Rick McLeod, a longtime hand on Department of Energy weapons complex issues, has joined the Washington, D.C.-based Energy Communities Alliance to help the advocacy group’s community-based siting program for radioactive waste.
McLeod retired as head of the non-profit Savannah River Site Community Reuse Organization about a year ago and has been doing consulting work. Energy Communities Alliance is developing materials for municipalities looking at hosting consolidated interim storage facilities for radioactive waste, McLeod said in a LinkedIn post.
This week the Canadian Nuclear Safety Commission approved construction of a near-surface disposal facility at the Chalk River Laboratories site in Deep River, Ontario after finding the facility would not cause significant ill effects to a nearby river or traditional land of indigenous peoples.

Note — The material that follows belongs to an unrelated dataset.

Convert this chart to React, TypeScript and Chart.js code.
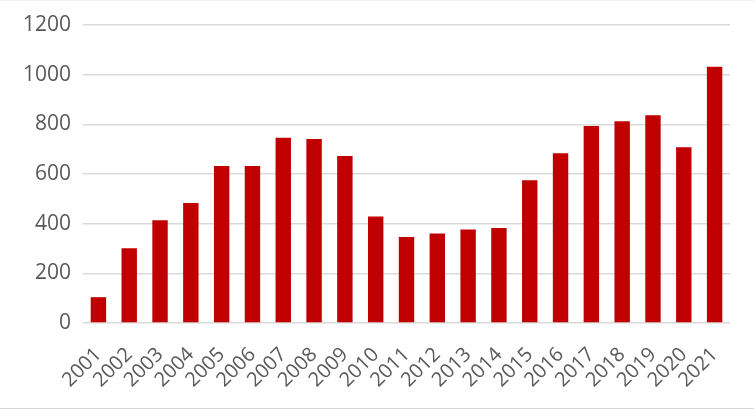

The quasi-judicial tribunal announced the decision in a Jan. 9 press release following issuance of a record of decision. There was some First Nations tribal opposition to the decision, according to published accounts in the Canadian press.
Chalk River Laboratories, owned by the federal Crown corporation Atomic Energy of Canada Limited, applied in 2017 to build a disposal facility for up to 1 million cubic meters of solid low-level radioactive waste, such as building materials and contaminated personal protective clothing. Most of it is now stored at the Chalk River lab site. Some will come from other Atomic Energy of Canada Limited sites as well as Canadian universities and hospitals. A backgrounder on the project can be found here.
Joseph Hendrie, who chaired the Nuclear Regulatory Commission during the response to the partial meltdown of the Three Mile Island Unit 2 reactor in 1979, died Dec. 26, media reported this week. He was 98.
Hendrie was a PhD physicist who spent some 20 years in technical and administrative roles on nuclear reactor projects in academia and government before joining the Nuclear Regulatory Commission, then a relatively new agency, in 1977, according to his NRC bio.